Is there any benefit to a refractometer vs a hydrometer for the home wine maker? What would one recommend if they were looking to purchase one?


----------



## joea132 (Jul 26, 2012)

I bought one on eBay last year or the year before. It's still sitting in the case and never sees the light of day. It's more convenient to use on the loading docks when buying grapes to ballpark the sugar content. I always forget to bring it and my wine comes out fine!!


----------



## robie (Jul 26, 2012)

When making fresh or frozen grape wine, it is sometimes a little more difficult to get a good SG reading with a hydrometer. One has to get out all the solids in order to get a true reading. That means filtering with a coffee filter or something similar.

With a refractometer, one just takes a small drop of the juice and place it on the reading surface and it is ready to read.

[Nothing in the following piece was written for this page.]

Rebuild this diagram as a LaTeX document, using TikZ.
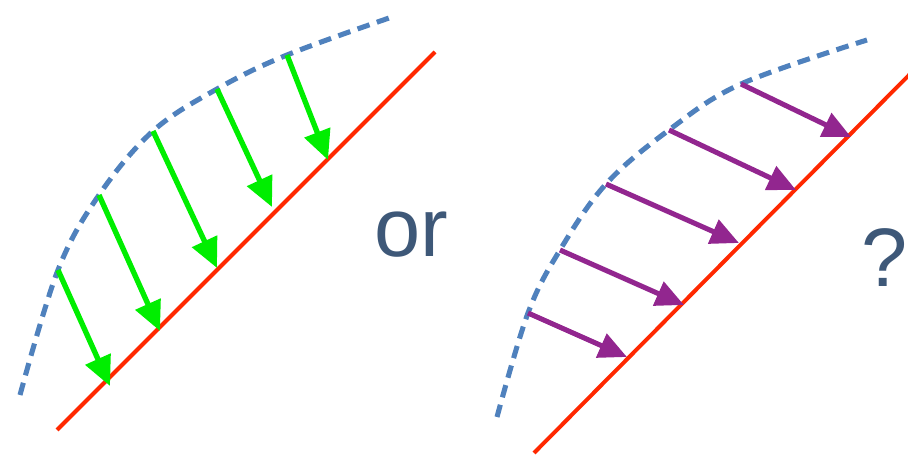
\documentclass[tikz,border=0pt]{standalone}
\usepackage{fontspec}
\usepackage{tikz}
\usetikzlibrary{arrows.meta, positioning}
\newfontfamily\labelfont{Liberation Sans}
\definecolor{curveblue}{RGB}{79,129,189}
\definecolor{surfred}{RGB}{255,40,0}
\definecolor{fieldgreen}{RGB}{0,238,0}
\definecolor{fieldpurple}{RGB}{146,38,143}
\definecolor{textslate}{RGB}{62,88,120}

\begin{document}
\begin{tikzpicture}[x=0.025cm, y=-0.025cm,
    surface/.style = {draw=surfred, line width=2.8pt},
    front/.style = {draw=curveblue, line width=3.6pt, dash pattern=on 9pt off 5.5pt},
    normalarrow/.style = {-{Triangle[length=21pt, width=19pt]}, draw=fieldgreen, line width=3.8pt},
    slantarrow/.style = {-{Triangle[length=20pt, width=18pt]}, draw=fieldpurple, line width=3.6pt},
    word/.style = {font=\labelfont\fontsize{59}{70}\selectfont, text=textslate, inner sep=0pt, anchor=base}
]
\useasboundingbox (0,0) rectangle (908,458);

% Left panel
\draw [surface] (57,430) -- (435,52);
\draw [front] plot[smooth, tension=0.6] coordinates {(20,395) (58,270) (99,195) (153,131) (217,89) (287,55) (392,17)};
\foreach \i/\sx/\sy/\ex/\ey in {1/58/270/110/386, 2/99/195/160/331, 3/153/131/217/268, 4/217/89/272/207, 5/287/55/328/160} {
    \coordinate (g\i s) at (\sx,\sy);
    \coordinate (g\i e) at (\ex,\ey);
    \draw [normalarrow] (g\i s) -- (g\i e);
}

\node (orword) [word] at (411,257) {or};

% Right panel
\draw [surface] (534,453) -- (912,72);
\draw [front] plot[smooth, tension=0.6] coordinates {(497,417) (528,313) (560,250) (606,184) (669,130) (741,84) (867,40)};
\foreach \i/\sx/\sy/\ex/\ey in {1/528/313/627/357, 2/560/250/684/305, 3/606/184/739/243, 4/669/130/796/190, 5/741/84/851/137} {
    \coordinate (p\i s) at (\sx,\sy);
    \coordinate (p\i e) at (\ex,\ey);
    \draw [slantarrow] (p\i s) -- (p\i e);
}

\node (qmark) [word] at (885,287) {?};

\end{tikzpicture}
\end{document}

They are more valuable in the vineyard, though.

Understand that taking an SG reading with a refractometer after fermentation starts requires a special conversion. Its direct reading is only accurate when no (zero) alcohol is present.


----------



## ffemt128 (Jul 26, 2012)

joea132 said:


> I bought one on eBay last year or the year before. It's still sitting in the case and never sees the light of day. It's more convenient to use on the loading docks when buying grapes to ballpark the sugar content. I always forget to bring it and my wine comes out fine!!


 


robie said:


> When making fresh or frozen grape wine, it is sometimes a little more difficult to get a good SG reading with a hydrometer. One has to get out all the solids in order to get a true reading. That means filtering with a coffee filter or something similar.
> 
> With a refractometer, one just takes a small drop of the juice and place it on the reading surface and it is ready to read.
> 
> ...


 
Understanding that the post fermentation reading requires a conversion to SG, there are apps as well as conversions tables for this. Only doing fresh grapes once a year now, I'm pondering if it would be beneficial to purchase one for use with juice and other wines as well as fresh grapes.


----------



## Julie (Jul 26, 2012)

Doug,

It would be a huge benefit when you pick the muscadine grapes


----------



## robie (Jul 26, 2012)

Julie said:


> Doug,
> 
> It would be a huge benefit when you pick the muscadine grapes



Yep, and if you treat it well, it will last many, many years. 
The conversion works really well and is very reliable. 
Buy it!!! make sure you get one that compensates for temperature.


----------



## ffemt128 (Jul 26, 2012)

robie said:


> Yep, and if you treat it well, it will last many, many years.
> The conversion works really well and is very reliable.
> Buy it!!! make sure you get one that compensates for temperature.


 

Any recommendations from AMAZON as to which one from those who have one. I checked and there are alot of different options.


----------



## Runningwolf (Jul 26, 2012)

I own two of them. I have a handheld and also a Hannah digital I got on Amazon. Make sure you get one with the auto temp compensation one.


----------



## ffemt128 (Jul 28, 2012)

Well I ordered a Refractrometer from AMAZON, this is the one I ordered.

http://www.amazon.com/dp/B002ISDQ0S/?tag=skimlinks_replacement-20

Hope it was a good choice, it has ATC. Not knowing anything about them I chose this based on the revies. I down loaded the app WineMakersToolbox that Runningwolf mentioned in a previous post. It has the conversion tool in the app plus so much more. It's all in one convientient place on my phone now. Order was Prime eligible so it will be waiting at my door when I get home cant wait to try it out.


----------



## Runningwolf (Jul 28, 2012)

Doug, at $38 you did good. This will work fine for you. Remember these are really meant to be used out in the vineyard.


----------



## SmallTown (Aug 2, 2012)

robie said:


> Yep, and if you treat it well, it will last many, many years.
> The conversion works really well and is very reliable.
> Buy it!!! make sure you get one that compensates for temperature.


 
*Where do you get the conversion chart at?*


----------